**Goal:** Pictures stay out of this copy, which runs from the first line of the material through the line containing "const L = 172, R = 864, PXPCT = 5.73;".
Start Information provided
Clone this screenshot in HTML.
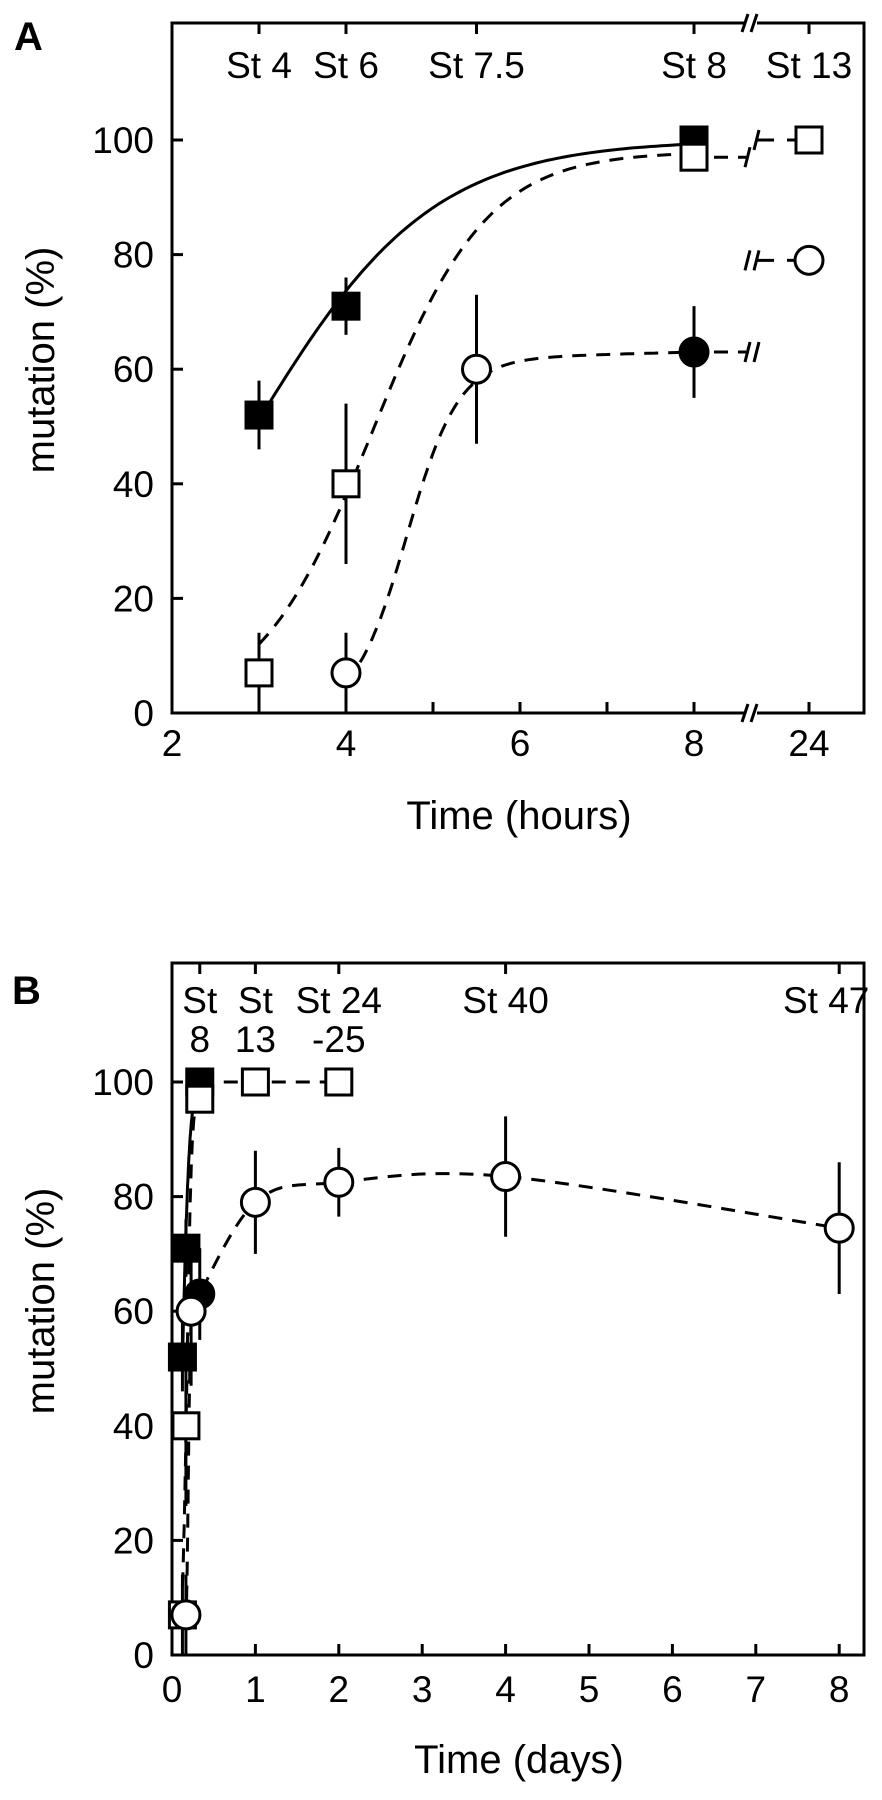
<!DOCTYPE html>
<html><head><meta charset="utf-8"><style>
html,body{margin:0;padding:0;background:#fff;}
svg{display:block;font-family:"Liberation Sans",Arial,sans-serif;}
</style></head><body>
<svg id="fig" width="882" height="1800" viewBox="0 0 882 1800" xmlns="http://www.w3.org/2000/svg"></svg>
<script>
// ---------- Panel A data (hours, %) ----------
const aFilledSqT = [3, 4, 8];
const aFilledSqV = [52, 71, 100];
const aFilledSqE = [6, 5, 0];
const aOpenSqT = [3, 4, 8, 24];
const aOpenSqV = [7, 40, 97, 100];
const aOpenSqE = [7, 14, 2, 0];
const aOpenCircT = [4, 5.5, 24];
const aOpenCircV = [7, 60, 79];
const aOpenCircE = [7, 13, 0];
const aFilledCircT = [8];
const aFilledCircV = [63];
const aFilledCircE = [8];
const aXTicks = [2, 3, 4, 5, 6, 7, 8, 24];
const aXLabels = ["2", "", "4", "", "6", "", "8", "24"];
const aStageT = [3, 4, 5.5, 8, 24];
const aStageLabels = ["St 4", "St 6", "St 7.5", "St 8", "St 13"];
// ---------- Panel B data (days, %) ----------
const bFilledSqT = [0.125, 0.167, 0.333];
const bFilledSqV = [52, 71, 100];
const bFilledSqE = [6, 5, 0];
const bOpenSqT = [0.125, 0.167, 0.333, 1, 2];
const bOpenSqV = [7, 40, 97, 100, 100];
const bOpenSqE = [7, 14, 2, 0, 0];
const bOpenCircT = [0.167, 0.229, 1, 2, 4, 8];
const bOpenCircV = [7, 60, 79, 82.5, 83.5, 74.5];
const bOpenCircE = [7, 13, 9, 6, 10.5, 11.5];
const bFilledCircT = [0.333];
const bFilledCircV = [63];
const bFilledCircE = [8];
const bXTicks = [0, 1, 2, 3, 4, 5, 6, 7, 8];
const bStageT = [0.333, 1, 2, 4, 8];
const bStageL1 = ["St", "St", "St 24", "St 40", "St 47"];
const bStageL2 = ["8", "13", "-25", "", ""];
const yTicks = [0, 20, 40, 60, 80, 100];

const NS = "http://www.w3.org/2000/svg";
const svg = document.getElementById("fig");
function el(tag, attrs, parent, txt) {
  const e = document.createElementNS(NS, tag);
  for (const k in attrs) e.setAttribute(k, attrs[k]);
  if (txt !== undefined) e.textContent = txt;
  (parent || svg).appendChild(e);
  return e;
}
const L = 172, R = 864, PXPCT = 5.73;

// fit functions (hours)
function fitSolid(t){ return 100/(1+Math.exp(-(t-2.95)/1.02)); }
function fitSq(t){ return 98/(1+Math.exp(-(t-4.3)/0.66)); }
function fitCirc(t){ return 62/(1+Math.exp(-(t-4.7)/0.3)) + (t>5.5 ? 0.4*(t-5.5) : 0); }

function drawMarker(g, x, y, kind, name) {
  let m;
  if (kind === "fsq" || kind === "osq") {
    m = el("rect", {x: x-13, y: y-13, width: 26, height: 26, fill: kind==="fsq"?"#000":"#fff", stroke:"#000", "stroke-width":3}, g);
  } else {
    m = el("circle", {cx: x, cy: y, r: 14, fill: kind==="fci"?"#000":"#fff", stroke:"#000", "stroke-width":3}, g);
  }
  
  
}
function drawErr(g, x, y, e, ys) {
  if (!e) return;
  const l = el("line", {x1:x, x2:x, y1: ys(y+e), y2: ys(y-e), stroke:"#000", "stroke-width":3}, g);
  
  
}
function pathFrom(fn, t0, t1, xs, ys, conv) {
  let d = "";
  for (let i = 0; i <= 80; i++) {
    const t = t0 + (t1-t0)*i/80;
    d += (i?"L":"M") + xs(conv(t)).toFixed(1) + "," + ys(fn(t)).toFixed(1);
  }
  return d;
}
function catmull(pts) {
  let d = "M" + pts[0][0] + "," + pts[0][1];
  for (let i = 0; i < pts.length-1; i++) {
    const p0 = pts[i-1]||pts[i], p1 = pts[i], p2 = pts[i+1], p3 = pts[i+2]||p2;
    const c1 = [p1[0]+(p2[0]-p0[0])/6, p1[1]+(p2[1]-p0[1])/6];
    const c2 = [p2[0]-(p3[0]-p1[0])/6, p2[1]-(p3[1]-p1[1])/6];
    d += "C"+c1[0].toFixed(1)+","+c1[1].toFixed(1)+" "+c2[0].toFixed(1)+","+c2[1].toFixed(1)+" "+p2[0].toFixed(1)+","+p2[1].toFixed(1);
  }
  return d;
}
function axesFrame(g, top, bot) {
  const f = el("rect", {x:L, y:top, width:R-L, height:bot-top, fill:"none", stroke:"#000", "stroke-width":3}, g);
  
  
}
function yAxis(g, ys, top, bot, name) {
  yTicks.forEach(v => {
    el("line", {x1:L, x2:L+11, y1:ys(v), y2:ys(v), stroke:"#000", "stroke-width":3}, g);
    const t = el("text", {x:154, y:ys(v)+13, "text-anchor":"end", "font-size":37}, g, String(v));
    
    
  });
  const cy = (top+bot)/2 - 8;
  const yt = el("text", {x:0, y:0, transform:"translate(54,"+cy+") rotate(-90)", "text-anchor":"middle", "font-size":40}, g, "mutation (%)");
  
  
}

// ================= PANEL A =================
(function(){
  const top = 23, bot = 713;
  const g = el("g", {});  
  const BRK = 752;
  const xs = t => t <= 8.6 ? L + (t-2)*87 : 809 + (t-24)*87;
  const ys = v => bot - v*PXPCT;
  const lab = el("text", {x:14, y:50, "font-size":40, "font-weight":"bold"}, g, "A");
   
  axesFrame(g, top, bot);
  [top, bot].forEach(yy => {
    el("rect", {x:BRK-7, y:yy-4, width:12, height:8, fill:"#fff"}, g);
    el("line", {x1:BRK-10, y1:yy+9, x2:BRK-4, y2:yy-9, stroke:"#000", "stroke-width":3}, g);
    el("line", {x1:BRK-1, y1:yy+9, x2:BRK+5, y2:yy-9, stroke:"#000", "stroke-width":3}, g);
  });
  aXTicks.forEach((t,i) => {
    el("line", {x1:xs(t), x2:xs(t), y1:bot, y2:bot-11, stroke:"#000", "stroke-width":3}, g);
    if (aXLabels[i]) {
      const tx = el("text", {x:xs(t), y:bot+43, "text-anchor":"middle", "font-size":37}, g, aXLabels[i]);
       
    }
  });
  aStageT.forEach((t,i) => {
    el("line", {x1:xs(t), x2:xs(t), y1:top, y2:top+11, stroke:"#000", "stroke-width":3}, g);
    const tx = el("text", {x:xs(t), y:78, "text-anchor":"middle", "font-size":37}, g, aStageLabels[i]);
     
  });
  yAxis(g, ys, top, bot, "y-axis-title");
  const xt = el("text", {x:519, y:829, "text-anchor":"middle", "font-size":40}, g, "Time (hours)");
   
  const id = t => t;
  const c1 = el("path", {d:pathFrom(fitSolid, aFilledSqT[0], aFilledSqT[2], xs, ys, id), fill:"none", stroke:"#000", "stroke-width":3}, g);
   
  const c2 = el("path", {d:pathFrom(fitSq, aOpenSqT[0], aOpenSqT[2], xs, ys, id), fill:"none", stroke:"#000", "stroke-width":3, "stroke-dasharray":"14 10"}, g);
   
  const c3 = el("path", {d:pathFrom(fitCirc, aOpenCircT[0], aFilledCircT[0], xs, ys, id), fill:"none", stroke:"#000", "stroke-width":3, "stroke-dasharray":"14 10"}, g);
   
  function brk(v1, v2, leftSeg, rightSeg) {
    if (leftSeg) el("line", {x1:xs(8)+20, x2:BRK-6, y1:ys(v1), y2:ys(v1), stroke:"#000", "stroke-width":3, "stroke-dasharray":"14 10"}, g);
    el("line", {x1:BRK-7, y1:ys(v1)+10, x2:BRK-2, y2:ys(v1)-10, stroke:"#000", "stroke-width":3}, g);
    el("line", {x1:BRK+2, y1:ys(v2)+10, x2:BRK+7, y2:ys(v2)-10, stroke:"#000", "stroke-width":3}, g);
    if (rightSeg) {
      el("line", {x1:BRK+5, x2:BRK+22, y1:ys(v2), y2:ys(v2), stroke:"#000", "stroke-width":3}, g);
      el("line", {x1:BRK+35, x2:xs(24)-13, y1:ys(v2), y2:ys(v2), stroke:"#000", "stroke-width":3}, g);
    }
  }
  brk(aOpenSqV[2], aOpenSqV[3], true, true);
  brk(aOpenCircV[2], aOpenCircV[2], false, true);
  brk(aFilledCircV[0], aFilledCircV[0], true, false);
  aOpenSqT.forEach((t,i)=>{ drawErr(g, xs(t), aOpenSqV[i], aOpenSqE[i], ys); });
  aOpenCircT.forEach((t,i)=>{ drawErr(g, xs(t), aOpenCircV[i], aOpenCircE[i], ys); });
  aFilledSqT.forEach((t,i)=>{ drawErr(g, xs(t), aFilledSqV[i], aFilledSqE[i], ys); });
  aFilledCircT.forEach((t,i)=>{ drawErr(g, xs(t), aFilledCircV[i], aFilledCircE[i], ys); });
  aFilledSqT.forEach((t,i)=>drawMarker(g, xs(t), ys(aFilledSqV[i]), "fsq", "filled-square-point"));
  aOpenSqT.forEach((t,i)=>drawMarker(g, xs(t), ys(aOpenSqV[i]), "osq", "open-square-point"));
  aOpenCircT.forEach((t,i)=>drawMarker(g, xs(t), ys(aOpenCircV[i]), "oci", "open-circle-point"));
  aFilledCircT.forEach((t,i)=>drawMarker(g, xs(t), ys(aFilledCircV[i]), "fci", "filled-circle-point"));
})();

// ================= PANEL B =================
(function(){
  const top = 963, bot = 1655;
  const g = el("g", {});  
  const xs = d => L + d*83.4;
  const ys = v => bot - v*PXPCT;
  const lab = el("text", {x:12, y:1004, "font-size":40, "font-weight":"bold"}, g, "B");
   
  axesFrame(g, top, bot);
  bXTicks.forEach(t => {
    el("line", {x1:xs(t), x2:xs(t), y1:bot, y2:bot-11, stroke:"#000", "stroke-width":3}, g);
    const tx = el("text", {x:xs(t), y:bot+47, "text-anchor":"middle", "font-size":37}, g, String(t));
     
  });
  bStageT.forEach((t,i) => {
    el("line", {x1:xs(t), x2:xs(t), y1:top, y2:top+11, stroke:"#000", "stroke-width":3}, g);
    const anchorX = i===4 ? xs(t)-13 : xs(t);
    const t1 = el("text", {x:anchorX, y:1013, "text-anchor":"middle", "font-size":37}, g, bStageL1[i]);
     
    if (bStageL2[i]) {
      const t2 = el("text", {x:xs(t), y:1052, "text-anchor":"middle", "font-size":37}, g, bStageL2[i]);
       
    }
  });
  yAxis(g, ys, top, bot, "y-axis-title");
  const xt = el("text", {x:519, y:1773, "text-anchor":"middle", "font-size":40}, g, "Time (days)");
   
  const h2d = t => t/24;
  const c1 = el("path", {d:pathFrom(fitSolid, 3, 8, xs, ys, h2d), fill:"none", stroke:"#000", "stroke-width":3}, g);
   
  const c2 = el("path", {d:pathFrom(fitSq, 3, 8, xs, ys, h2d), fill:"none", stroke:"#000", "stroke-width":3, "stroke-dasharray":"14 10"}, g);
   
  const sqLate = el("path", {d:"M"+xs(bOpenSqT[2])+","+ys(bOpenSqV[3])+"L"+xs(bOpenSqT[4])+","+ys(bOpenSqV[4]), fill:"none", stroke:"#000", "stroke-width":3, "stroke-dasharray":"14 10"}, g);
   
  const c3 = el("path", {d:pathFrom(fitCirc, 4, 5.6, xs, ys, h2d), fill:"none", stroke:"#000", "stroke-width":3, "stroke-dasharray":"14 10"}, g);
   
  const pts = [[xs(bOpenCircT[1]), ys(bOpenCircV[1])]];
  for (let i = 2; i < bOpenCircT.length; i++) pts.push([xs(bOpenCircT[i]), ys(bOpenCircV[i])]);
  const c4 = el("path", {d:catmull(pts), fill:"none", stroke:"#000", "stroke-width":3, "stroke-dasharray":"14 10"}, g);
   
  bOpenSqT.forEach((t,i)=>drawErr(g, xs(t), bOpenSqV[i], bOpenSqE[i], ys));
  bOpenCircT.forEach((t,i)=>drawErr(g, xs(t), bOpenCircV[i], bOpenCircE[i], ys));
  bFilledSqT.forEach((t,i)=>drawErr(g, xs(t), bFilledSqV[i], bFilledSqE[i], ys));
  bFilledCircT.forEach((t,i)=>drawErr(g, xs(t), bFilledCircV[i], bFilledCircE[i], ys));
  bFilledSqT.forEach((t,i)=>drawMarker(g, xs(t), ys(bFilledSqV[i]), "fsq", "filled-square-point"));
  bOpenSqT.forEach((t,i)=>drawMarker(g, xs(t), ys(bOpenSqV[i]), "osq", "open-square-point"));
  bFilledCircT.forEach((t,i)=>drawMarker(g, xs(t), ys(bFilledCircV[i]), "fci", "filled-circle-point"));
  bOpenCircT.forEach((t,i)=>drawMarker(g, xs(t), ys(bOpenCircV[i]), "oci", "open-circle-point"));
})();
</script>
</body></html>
End Information provided
**Exercise output:**
Clone this screenshot in HTML.
<!DOCTYPE html>
<html><head><meta charset="utf-8"><style>
html,body{margin:0;padding:0;background:#fff;}
svg{display:block;font-family:"Liberation Sans",Arial,sans-serif;}
</style></head><body>
<svg id="fig" width="882" height="1800" viewBox="0 0 882 1800" xmlns="http://www.w3.org/2000/svg"></svg>
<script>
// ---------- Panel A data (hours, %) ----------
const aFilledSqT = [3, 4, 8];
const aFilledSqV = [52, 71, 100];
const aFilledSqE = [6, 5, 0];
const aOpenSqT = [3, 4, 8, 24];
const aOpenSqV = [7, 40, 97, 100];
const aOpenSqE = [7, 14, 2, 0];
const aOpenCircT = [4, 5.5, 24];
const aOpenCircV = [7, 60, 79];
const aOpenCircE = [7, 13, 0];
const aFilledCircT = [8];
const aFilledCircV = [63];
const aFilledCircE = [8];
const aXTicks = [2, 3, 4, 5, 6, 7, 8, 24];
const aXLabels = ["2", "", "4", "", "6", "", "8", "24"];
const aStageT = [3, 4, 5.5, 8, 24];
const aStageLabels = ["St 4", "St 6", "St 7.5", "St 8", "St 13"];
// ---------- Panel B data (days, %) ----------
const bFilledSqT = [0.125, 0.167, 0.333];
const bFilledSqV = [52, 71, 100];
const bFilledSqE = [6, 5, 0];
const bOpenSqT = [0.125, 0.167, 0.333, 1, 2];
const bOpenSqV = [7, 40, 97, 100, 100];
const bOpenSqE = [7, 14, 2, 0, 0];
const bOpenCircT = [0.167, 0.229, 1, 2, 4, 8];
const bOpenCircV = [7, 60, 79, 82.5, 83.5, 74.5];
const bOpenCircE = [7, 13, 9, 6, 10.5, 11.5];
const bFilledCircT = [0.333];
const bFilledCircV = [63];
const bFilledCircE = [8];
const bXTicks = [0, 1, 2, 3, 4, 5, 6, 7, 8];
const bStageT = [0.333, 1, 2, 4, 8];
const bStageL1 = ["St", "St", "St 24", "St 40", "St 47"];
const bStageL2 = ["8", "13", "-25", "", ""];
const yTicks = [0, 20, 40, 60, 80, 100];

const NS = "http://www.w3.org/2000/svg";
const svg = document.getElementById("fig");
function el(tag, attrs, parent, txt) {
  const e = document.createElementNS(NS, tag);
  for (const k in attrs) e.setAttribute(k, attrs[k]);
  if (txt !== undefined) e.textContent = txt;
  (parent || svg).appendChild(e);
  return e;
}
const L = 172, R = 864, PXPCT = 5.73;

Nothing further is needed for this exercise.